Он поблагодарил и сказал, что отправил мой отчет всем членам комиссии.
Потом я отправился в Джонсоновский космический центр в Хьюстоне для изучения авиакосмического электронного оборудования. Там была группа Салли Райд, они занимались вопросами безопасности в связи с опытом астронавтов. Салли представила меня инженерам по программному обеспечению, и они показали мне средства обучения астронавтов.
Это и в самом деле поразительно. Там имеются разнообразные имитаторы (тренажеры) с изменяющейся степенью сложности, на которых астронавты тренируются. Один из них был совсем как настоящий: поднимаешься, входишь внутрь; в иллюминаторах видишь картинки, которые дают компьютеры. Когда пилот имитирует управление аппаратом, вид за окнами меняется.
Этот конкретный тренажер имел двойную цель – обучение астронавтов и проверка компьютеров. За зоной экипажа были желобы, набитые кабелями, уходящими через грузовой отсек куда-то назад, где специальные приборы моделировали сигналы, идущие от двигателей, – давление, скорость подачи топлива и т. п. (Кабели были доступны, потому что техники проверяли «перекрестные наводки» – это когда возникают помехи при прохождении сигнала туда и обратно.)

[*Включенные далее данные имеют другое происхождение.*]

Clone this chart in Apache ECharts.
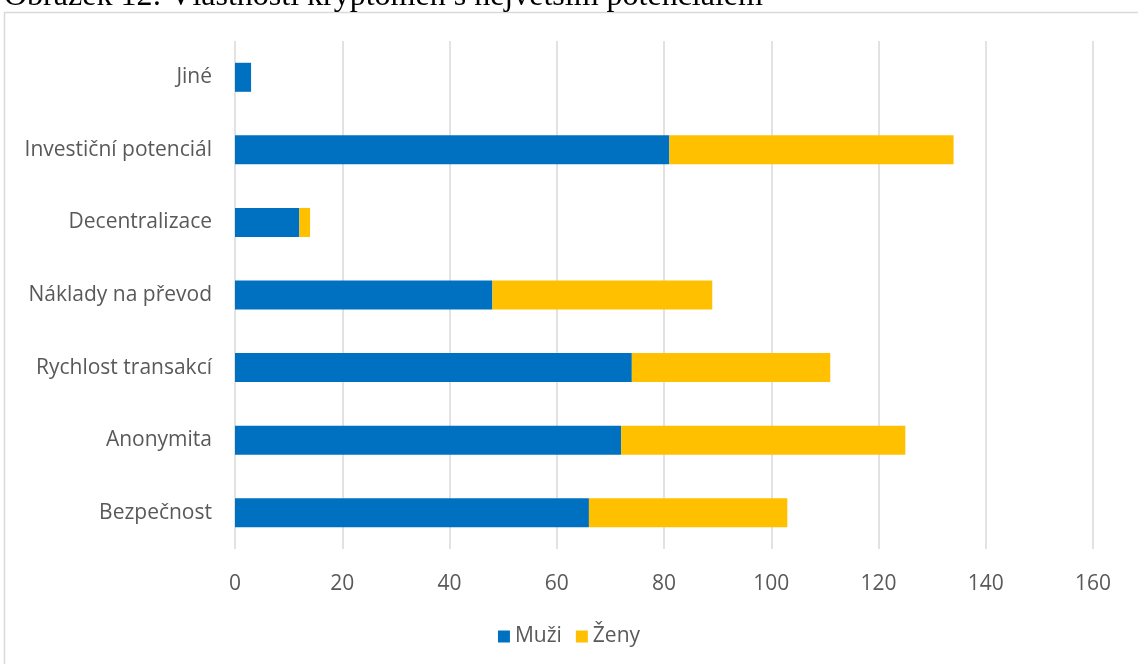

Сам шаттл управляется в основном компьютером. Как только он включается и начинает работать, никто внутри больше ничего не делает из-за чудовищного ускорения. Когда шаттл достигает определенной высоты, компьютеры регулируют тягу двигателя, снижая ее на какое-то время, а когда входит в верхние слои атмосферы, снова усиливают тягу. Примерно минутой позже отделяются два твердотопливных ускорителя; еще через несколько минут сбрасывается основной топливный резервуар, причем все операции управляются компьютерами. Шаттл автоматически выводится на орбиту – астронавты просто сидят на своих местах.